Source records:

==========

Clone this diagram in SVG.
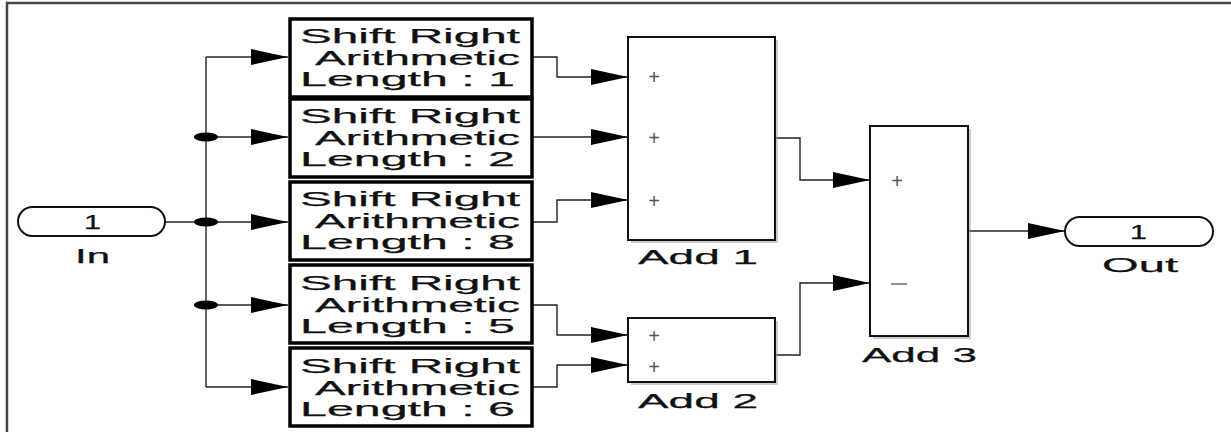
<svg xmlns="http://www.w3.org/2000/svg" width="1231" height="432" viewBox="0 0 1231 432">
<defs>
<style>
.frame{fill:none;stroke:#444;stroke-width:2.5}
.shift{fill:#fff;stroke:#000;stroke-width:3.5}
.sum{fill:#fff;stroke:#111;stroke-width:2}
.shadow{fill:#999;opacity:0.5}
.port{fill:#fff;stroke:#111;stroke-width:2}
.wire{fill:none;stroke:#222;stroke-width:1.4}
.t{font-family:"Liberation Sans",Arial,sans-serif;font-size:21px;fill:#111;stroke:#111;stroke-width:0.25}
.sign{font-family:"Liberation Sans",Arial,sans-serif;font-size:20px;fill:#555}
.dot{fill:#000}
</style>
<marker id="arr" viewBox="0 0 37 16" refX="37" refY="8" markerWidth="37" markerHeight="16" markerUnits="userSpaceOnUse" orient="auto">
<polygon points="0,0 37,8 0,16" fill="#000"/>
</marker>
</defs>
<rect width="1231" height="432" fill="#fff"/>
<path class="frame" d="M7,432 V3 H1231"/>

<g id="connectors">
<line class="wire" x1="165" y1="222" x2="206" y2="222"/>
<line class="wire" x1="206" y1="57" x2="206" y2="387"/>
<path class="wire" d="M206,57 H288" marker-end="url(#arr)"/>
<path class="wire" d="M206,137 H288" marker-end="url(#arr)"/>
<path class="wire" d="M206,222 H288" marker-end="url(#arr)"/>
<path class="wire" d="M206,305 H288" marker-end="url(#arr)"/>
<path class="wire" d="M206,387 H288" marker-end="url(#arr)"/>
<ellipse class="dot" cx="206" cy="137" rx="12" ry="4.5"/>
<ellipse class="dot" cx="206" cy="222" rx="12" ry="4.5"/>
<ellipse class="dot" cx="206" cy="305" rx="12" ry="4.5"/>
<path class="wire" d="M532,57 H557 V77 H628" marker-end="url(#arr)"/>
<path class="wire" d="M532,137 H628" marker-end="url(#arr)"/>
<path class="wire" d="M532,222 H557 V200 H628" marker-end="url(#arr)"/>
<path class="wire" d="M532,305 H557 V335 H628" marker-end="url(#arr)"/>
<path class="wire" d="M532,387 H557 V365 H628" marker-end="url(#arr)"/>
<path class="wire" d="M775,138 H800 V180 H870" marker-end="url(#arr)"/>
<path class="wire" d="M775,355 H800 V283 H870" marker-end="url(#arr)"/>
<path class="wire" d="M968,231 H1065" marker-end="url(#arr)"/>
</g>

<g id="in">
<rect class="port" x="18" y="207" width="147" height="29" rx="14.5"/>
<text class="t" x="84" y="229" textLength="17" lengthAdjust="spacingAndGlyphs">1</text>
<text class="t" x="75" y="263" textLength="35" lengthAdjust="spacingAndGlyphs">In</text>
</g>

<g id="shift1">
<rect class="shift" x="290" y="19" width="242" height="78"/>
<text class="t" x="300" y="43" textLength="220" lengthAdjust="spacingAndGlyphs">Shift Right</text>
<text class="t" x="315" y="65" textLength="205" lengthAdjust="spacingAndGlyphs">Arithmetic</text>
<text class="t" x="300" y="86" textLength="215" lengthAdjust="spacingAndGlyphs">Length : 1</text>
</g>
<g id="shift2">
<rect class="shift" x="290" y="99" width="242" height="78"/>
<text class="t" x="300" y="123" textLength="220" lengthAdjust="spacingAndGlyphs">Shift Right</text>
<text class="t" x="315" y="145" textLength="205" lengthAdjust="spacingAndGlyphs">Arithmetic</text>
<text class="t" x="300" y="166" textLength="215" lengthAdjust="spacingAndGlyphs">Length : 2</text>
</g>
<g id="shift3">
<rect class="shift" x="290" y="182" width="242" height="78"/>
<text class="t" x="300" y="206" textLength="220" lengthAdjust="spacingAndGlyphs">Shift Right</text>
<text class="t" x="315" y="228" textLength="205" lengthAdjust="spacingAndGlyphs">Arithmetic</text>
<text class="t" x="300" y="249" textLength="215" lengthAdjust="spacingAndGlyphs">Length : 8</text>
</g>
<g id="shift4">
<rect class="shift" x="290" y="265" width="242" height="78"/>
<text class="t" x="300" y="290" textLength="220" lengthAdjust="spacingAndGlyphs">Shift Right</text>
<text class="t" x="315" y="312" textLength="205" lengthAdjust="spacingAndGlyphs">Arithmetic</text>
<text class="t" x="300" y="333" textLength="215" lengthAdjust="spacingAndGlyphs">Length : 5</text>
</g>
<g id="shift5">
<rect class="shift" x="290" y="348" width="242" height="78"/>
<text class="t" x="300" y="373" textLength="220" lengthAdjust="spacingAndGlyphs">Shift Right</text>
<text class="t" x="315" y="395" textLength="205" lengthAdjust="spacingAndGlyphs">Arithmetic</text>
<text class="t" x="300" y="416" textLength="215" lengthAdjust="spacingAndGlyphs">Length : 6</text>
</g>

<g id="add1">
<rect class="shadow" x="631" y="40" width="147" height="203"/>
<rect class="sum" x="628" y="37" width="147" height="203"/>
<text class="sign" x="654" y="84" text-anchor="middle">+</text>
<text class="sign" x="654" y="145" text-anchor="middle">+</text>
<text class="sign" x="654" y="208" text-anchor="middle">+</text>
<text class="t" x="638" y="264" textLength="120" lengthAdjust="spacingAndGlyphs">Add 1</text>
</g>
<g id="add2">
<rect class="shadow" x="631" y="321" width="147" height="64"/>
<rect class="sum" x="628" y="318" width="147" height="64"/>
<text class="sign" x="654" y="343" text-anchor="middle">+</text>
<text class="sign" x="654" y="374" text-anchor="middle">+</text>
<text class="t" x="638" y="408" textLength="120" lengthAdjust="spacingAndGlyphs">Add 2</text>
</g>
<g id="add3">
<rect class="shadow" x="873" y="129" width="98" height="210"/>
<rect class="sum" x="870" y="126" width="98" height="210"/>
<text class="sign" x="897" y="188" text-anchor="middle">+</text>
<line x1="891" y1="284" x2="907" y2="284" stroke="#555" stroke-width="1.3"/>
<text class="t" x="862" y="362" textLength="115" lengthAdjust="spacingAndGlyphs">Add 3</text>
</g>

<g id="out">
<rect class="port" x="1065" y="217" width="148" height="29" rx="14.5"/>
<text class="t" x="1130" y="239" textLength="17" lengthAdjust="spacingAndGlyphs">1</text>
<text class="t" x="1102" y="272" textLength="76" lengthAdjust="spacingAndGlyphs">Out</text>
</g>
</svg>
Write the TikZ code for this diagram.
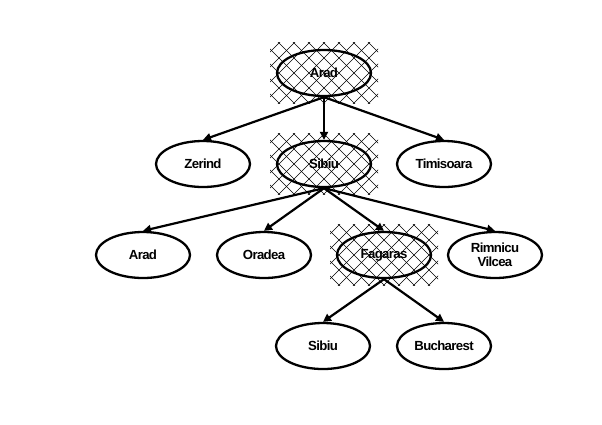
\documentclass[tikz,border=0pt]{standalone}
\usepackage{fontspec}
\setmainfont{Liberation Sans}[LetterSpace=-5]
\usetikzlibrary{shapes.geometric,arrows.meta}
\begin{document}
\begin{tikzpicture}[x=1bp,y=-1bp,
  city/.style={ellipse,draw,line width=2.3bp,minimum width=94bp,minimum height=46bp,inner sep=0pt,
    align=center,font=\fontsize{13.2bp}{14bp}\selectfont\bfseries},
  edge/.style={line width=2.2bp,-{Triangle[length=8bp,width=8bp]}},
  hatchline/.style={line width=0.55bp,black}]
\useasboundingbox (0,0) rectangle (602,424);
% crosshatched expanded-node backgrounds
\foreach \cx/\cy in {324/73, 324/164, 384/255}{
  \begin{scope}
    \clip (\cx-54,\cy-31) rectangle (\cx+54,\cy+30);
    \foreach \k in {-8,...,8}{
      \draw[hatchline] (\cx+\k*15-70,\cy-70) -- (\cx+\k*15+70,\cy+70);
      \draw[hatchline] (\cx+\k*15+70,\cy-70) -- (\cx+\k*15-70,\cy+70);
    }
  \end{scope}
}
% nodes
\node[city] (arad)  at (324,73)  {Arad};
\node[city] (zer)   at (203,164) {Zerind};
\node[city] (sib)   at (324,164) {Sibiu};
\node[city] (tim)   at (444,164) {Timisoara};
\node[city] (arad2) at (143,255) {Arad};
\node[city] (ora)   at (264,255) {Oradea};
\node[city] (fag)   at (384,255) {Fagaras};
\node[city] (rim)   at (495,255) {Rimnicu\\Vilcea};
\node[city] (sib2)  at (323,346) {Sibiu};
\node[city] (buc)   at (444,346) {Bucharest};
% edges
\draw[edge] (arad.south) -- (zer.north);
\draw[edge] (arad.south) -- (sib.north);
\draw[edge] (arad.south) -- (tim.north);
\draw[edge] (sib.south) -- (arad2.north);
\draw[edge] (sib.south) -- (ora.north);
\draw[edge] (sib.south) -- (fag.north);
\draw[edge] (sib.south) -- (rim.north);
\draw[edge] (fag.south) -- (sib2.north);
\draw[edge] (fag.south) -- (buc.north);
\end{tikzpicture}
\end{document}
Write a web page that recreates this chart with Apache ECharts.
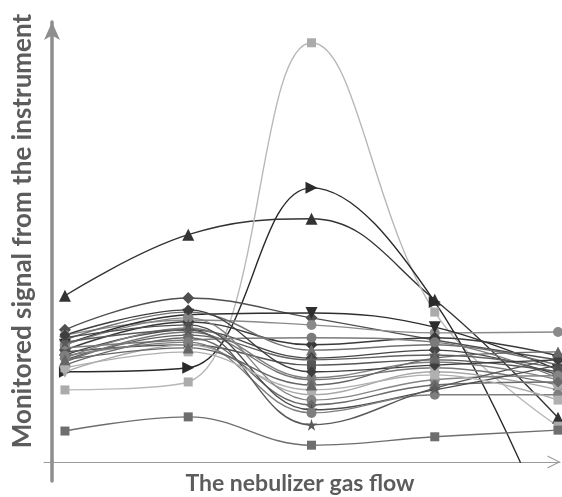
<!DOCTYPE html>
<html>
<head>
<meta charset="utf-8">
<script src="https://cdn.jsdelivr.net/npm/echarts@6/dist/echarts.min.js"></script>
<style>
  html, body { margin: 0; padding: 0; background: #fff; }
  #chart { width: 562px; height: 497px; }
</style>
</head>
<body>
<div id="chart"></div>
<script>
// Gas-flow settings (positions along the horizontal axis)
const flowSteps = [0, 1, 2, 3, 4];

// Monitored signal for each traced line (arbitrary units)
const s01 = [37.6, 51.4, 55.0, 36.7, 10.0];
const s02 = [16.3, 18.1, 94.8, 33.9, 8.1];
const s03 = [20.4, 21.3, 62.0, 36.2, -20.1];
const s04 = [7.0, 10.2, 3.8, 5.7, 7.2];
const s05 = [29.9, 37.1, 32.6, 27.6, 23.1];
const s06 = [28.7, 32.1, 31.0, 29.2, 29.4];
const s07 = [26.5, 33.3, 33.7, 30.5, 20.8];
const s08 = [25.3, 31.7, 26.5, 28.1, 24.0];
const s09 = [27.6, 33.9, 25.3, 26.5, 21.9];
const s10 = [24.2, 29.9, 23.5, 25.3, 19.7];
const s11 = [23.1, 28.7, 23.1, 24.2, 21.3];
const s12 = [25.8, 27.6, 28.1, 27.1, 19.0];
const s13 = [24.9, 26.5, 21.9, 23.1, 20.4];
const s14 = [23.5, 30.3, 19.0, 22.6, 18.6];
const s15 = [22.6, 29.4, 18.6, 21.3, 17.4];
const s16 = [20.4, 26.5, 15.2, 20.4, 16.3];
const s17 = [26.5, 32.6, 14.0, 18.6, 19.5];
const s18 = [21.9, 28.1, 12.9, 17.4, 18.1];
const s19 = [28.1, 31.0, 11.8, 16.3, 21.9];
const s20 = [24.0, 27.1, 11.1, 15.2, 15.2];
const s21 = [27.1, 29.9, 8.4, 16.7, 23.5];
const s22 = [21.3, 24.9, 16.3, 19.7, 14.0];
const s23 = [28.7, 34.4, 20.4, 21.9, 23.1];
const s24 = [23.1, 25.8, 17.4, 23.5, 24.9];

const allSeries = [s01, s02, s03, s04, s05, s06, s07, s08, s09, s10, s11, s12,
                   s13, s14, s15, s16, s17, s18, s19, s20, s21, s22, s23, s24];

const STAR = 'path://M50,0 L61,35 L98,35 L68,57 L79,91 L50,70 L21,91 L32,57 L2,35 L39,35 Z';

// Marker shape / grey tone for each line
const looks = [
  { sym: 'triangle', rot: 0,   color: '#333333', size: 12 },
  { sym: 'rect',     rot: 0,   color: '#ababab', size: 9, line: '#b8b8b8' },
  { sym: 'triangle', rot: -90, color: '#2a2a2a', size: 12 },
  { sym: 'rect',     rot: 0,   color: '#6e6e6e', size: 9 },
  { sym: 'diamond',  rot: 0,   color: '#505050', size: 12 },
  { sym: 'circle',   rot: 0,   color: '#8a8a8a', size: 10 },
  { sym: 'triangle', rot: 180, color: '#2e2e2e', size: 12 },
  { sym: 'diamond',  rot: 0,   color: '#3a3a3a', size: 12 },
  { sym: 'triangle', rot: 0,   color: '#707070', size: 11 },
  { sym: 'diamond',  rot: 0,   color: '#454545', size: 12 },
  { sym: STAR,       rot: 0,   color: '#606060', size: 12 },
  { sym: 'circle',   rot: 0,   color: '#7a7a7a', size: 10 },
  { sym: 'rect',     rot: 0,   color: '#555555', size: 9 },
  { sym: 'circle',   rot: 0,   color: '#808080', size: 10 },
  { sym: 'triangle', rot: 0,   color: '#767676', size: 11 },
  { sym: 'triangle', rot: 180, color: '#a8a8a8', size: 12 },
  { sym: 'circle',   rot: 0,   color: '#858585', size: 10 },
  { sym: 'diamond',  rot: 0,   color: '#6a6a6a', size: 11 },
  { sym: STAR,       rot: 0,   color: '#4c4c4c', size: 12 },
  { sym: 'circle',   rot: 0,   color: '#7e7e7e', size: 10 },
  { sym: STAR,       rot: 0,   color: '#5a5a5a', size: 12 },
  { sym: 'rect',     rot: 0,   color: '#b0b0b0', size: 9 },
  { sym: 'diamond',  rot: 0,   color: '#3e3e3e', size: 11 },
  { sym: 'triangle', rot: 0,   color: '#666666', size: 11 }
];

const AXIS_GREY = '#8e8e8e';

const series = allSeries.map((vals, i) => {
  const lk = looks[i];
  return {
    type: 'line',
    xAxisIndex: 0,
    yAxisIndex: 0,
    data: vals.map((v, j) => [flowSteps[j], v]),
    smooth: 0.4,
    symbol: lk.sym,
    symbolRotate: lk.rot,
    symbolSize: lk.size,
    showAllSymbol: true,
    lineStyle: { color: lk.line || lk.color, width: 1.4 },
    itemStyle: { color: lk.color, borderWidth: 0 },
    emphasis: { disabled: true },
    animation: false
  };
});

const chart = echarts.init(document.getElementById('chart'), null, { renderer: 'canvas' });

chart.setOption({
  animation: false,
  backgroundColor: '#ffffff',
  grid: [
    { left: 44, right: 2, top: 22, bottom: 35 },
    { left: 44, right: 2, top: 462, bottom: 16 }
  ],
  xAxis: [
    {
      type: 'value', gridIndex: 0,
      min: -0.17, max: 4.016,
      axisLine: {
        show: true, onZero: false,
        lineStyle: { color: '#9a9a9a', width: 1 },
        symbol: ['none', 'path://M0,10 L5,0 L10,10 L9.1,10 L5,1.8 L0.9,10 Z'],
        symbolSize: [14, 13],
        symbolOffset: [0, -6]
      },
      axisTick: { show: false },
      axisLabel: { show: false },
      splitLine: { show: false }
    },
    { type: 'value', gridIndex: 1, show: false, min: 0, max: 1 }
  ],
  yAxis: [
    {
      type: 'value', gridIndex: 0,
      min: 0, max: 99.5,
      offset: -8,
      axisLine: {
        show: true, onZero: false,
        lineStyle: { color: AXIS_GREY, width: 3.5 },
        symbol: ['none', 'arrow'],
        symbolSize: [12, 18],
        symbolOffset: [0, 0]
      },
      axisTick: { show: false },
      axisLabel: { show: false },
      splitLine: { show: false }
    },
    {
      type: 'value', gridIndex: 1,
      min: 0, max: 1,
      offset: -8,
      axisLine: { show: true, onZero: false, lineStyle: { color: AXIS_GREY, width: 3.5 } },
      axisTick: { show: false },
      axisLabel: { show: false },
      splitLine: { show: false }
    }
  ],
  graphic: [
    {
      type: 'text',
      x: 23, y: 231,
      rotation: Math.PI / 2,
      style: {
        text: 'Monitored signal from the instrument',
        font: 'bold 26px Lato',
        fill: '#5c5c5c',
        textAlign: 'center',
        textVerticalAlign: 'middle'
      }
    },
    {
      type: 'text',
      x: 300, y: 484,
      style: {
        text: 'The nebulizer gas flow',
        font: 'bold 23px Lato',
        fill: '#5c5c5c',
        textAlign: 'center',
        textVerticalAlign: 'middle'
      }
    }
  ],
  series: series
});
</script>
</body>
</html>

==========

INSTRUCTIONS TO FOLLOW: Extract, from the material above, each line holding the word "Write".

TASK OUTPUT:
Write the TikZ code for this diagram.
Write a web page that recreates this chart with Apache ECharts.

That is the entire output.